Romania will probably be accepted into the European Union in 2007, so is there really a need for Peace Corps there? The growing consensus is no, and Jesse and Kelly think Peace Corps Romania would end in the next two years.
But that's big picture. On the small picture, I have enjoyed my time with Jesse's high school students. Jesse formed a drama club at her school and they are performing a play about school violence in America. The students all speak very well, have memorized their lines, and are able to act better in English than many American high school students. Nearly all of them can carry a conversation, and one girl has almost no discernable accent.
I also spent some time at Jesse and Kelly's schools. At Kelly's school, I watched her teach the first and second grades, and I played "Mr. Wolf" in a game that she used to teach numbers and how to tell time. While she taught the fourth grade, I went into her director's office and drank some liquor with him and some of the other male teachers. I told me that he'd like to do a partnership between my school and his, in which a delegation of students and teachers from my school would come to Mangalia and engage in contests and cultural exchanges with his students and teachers. It could be an amazing opportunity if my director agrees and we can work out the details.
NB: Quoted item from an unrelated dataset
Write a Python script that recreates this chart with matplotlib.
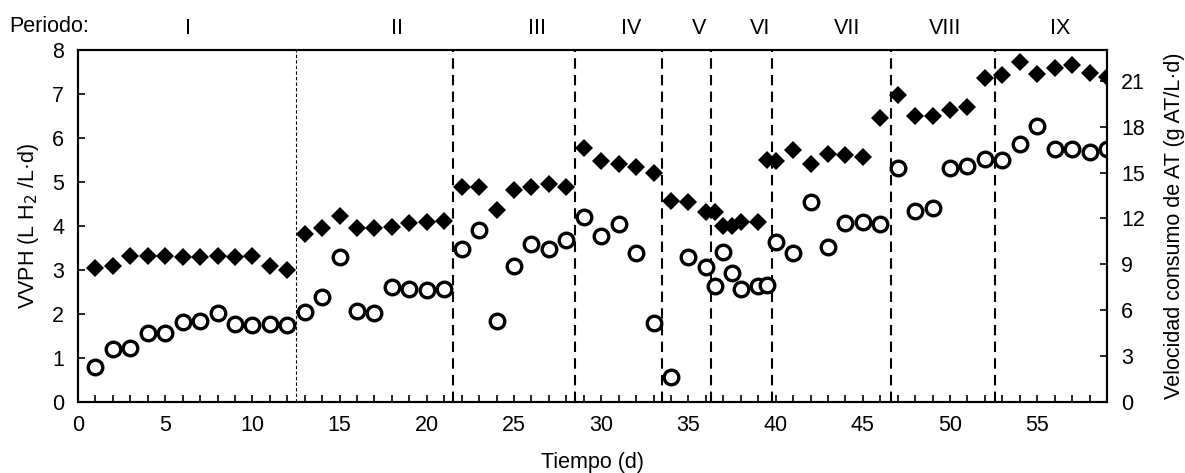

The day after visiting Kelly's school, I taught Jesse's 10th grade class. I asked them some questions about Romania and they asked me some questions about California and Moldova. One boy asked me what it was like living in a communist country. It surprised me because I see the Moldovan government striving to move westward, but these Romanian students seemed to just see Moldova as backward. I'm always amazed when I talk to students who were born in the late 1980s or early 1990s and they have no understanding of communism. It's something their parents discuss, but in their minds, it has no direct effect on them.
I loved my time in Mangalia. It's a beautiful city with smart students and an impressive amount of businesses. But are those the signs of a city in need of Peace Corps volunteers?